# Open Subset of a Topological Space

Let $\left( {X,\tau } \right)$ be a topological space, then a member of $\tau$ is said to be an open set in $X$. Thus, in a topological space $\left( {X,\tau } \right)$, the members of $\tau$ are said to be open subsets of $X$. Since $\phi$ and full space $X$ are always members of $\tau$, so $\phi$ and $X$ are always open sets in $X$.

On the other hand we can define it as let $\left( {X,\tau } \right)$ be the topological space, then the subset $A$ of $X$ is said to be an open set of $X$ (or in $X$), if $A \in \tau$.

Example: If $X = \left\{ {a,b} \right\}$ with topology $\tau = \left\{ {\phi ,\left\{ a \right\},\left\{ b \right\},X} \right\}$, then $\phi ,X,\left\{ a \right\}$ and $\left\{ b \right\}$ are the possible open sets of $X$.

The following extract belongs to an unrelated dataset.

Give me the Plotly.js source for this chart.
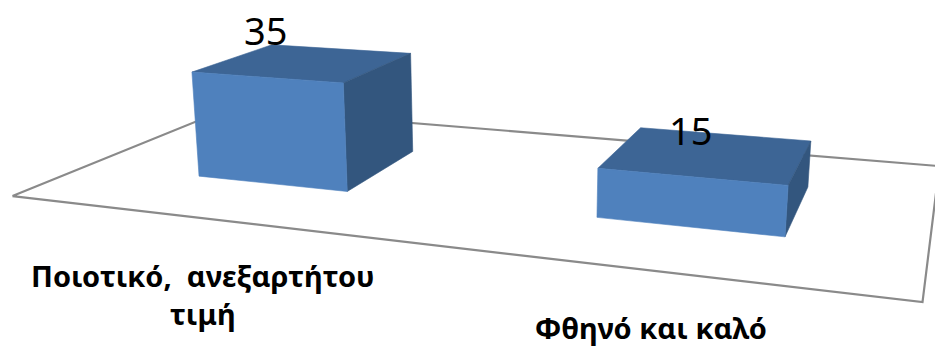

On the other hand if $\tau = \left\{ {\phi ,\left\{ a \right\},X} \right\}$, then $\left\{ b \right\}$ is not an open set of $X$. It is clear from this illustration that the open subsets of a space $X$ depend upon the topology defined on $X$.

Theorems

• Every subset of a discrete topological space is open.
• The union of any number of open subsets of a topological space is open.
• The intersection of any finite number of open subsets of a topological space is open.
• If $Y$ is an open subspace of a topological space $X$, then each open subset of $Y$ is also open in $X$.
• Every subset of a topological space is open if and only if its each singleton subset is open.